22/03/10

Tenho dois tipos de sonhos: aqueles que parecem tão reais que, quando acordo, o meu cérebro se enche de dúvidas sobre qual dos dois mundos é a realidade, e aqueles que parecem filmes que se desenrolam numa tela de cinema, como se eu estivesse sentadinha a desfrutar de um filme que eu própria protagonizava, bem ciente que ele nada mais era que pura ficção.

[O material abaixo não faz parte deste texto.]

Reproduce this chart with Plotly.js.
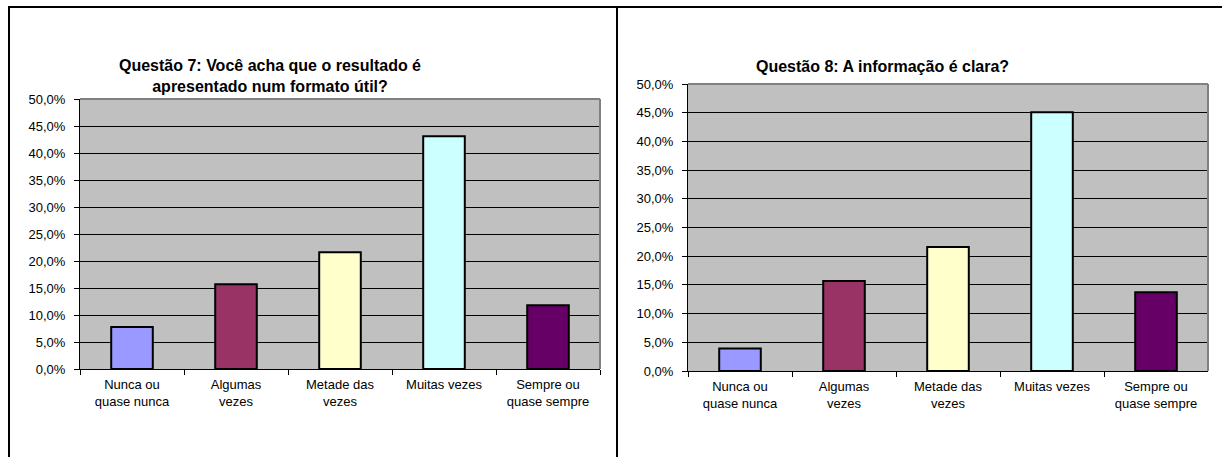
<!DOCTYPE html>
<html>
<head>
<meta charset="utf-8">
<script src="https://cdn.plot.ly/plotly-3.0.1.min.js"></script>
<style>
  html, body { margin: 0; padding: 0; background: #ffffff; }
  #chart { width: 1222px; height: 457px; }
</style>
</head>
<body>
<div id="chart"></div>
<script>
// answer categories (same for both questions)
var categories = ['Nunca ou<br>quase nunca', 'Algumas<br>vezes', 'Metade das<br>vezes', 'Muitas vezes', 'Sempre ou<br>quase sempre'];
// percentages
var q7Values = [7.8, 15.7, 21.6, 43.1, 11.8];
var q8Values = [3.9, 15.7, 21.6, 45.1, 13.7];
var barColours = ['#9999FF', '#993366', '#FFFFCC', '#CCFFFF', '#660066'];
var q7Title = 'Questão 7: Você acha que o resultado é<br>apresentado num formato útil?';
var q8Title = 'Questão 8: A informação é clara?';

const W = 1222, H = 457;
function px(x) { return x / W; }
function py(y) { return 1 - y / H; }

var font = 'Liberation Sans, Arial, sans-serif';

function makeBar(values, xa, ya) {
    return {
        x: categories,
        y: values,
        type: 'bar',
        xaxis: xa,
        yaxis: ya,
        marker: {
            color: barColours,
            line: { color: '#000000', width: 2 }
        },
        hoverinfo: 'none',
        showlegend: false
    };
}

function xAxis(domain, anchor) {
    return {
        domain: domain,
        anchor: anchor,
        type: 'category',
        showline: true,
        linecolor: '#000000',
        linewidth: 1,
        ticks: 'outside',
        tickson: 'boundaries',
        ticklen: 5,
        tickcolor: '#000000',
        ticklabelstandoff: 3,
        showgrid: false,
        tickfont: { family: font, size: 13, color: '#000000' },
        fixedrange: true
    };
}

function yAxis(domain, anchor) {
    return {
        domain: domain,
        anchor: anchor,
        range: [0, 50],
        dtick: 5,
        tickformat: '.1f',
        ticksuffix: '%',
        showline: true,
        linecolor: '#000000',
        linewidth: 1,
        ticks: 'outside',
        ticklen: 5,
        tickcolor: '#000000',
        ticklabelstandoff: 6,
        showgrid: true,
        gridcolor: '#000000',
        gridwidth: 1,
        zeroline: false,
        tickfont: { family: font, size: 13, color: '#000000' },
        fixedrange: true
    };
}

// grey plot-area border on top and right (like the spreadsheet chart)
function borderShapes(xr, yr) {
    return [
        { type: 'line', xref: xr + ' domain', yref: yr + ' domain', x0: 0, x1: 1, y0: 1, y1: 1,
          line: { color: '#808080', width: 2 } },
        { type: 'line', xref: xr + ' domain', yref: yr + ' domain', x0: 1, x1: 1, y0: 0, y1: 1,
          line: { color: '#808080', width: 2 } }
    ];
}

var data = [makeBar(q7Values, 'x', 'y'), makeBar(q8Values, 'x2', 'y2')];

var tableLine = { color: '#000000', width: 2 };
var shapes = [
    { type: 'line', xref: 'paper', yref: 'paper', x0: px(8), x1: 1, y0: py(7), y1: py(7), line: tableLine },
    { type: 'line', xref: 'paper', yref: 'paper', x0: px(9), x1: px(9), y0: py(7), y1: 0, line: tableLine },
    { type: 'line', xref: 'paper', yref: 'paper', x0: px(617), x1: px(617), y0: py(7), y1: 0, line: tableLine }
].concat(borderShapes('x', 'y'), borderShapes('x2', 'y2'));

var layout = {
    width: W,
    height: H,
    margin: { l: 0, r: 0, t: 0, b: 0, pad: 0 },
    paper_bgcolor: '#ffffff',
    plot_bgcolor: '#C0C0C0',
    separators: ',.',
    bargap: 0.6,
    xaxis: xAxis([px(80), px(600)], 'y'),
    yaxis: yAxis([py(369), py(99)], 'x'),
    xaxis2: xAxis([px(688), px(1208)], 'y2'),
    yaxis2: yAxis([py(371), py(84)], 'x2'),
    shapes: shapes,
    annotations: [
        { text: '<b>' + q7Title + '</b>', xref: 'paper', yref: 'paper', x: px(270), y: py(76),
          xanchor: 'center', yanchor: 'middle', showarrow: false,
          font: { family: font, size: 16, color: '#000000' } },
        { text: '<b>' + q8Title + '</b>', xref: 'paper', yref: 'paper', x: px(882), y: py(66),
          xanchor: 'center', yanchor: 'middle', showarrow: false,
          font: { family: font, size: 16, color: '#000000' } }
    ]
};

Plotly.newPlot('chart', data, layout, { displayModeBar: false, staticPlot: true });
</script>
</body>
</html>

O sonho de há umas noites foi do primeiro tipo. Não me lembro dele como um todo, mas os flashes que retive permanecem tão vívidos na minha memória como se se tratassem de recordações realmente experimentadas. Há uma imagem em particular que teima em me perseguir; uma imagem tão negra, e, ao mesmo tempo, tão clara. Às vezes, quando fecho os olhos, vejo ainda a minha mão lívida e rude segurando aquele simples punhal, vejo-a a cravá-lo no peito de pessoas desconhecidas com rostos em branco e vejo o sangue a sair das feridas em jorros vibrantes. Chamo-lhe sangue apenas por ser isso que é suposto correr nas artérias e veias dos homens, pois o fluido que empapava as roupas e inundava a calçada gelada era tudo menos isso. De um castanho-acinzentado opaco, espesso e povoado de espuma pútrida, aquele “sangue” não era nada mais nada menos que lodo, libertando um odor pestilento a decomposição. E as grandes feridas que quase expunham os vermelhos órgãos pulsantes daquela gente eram, na verdade, canos de esgoto, escoando a podridão para fora daquelas conchas.
Nesse sonho, eu sentia-me uma heroína: estava a livrar o mundo das pessoas-esgotos! Porém, ao mesmo tempo, estava a sujá-lo, a encher as ruas de lodo putrefacto e nauseabundos corpos vazios. Se calhar, eu é que estava a estragar tudo – quando o sujo estava escondido nos seus invólucros, apenas incomodava os possuidores do poder, da perspicácia para o detectar; depois de eu o tentar “limpar”, inundou as ruas e ficou exposto aos olhos e narizes de todos, cegos e videntes.

Este foi apenas um sonho, apenas mais um sonho que me acordou e me pôs a duvidar da existência e da nossa capacidade de distinguir a realidade da ilusão. Nada me garante que não estou agora a sonhar e aquela sim era a verdadeira existência. Nada me diz que não coexistem ambas como reais.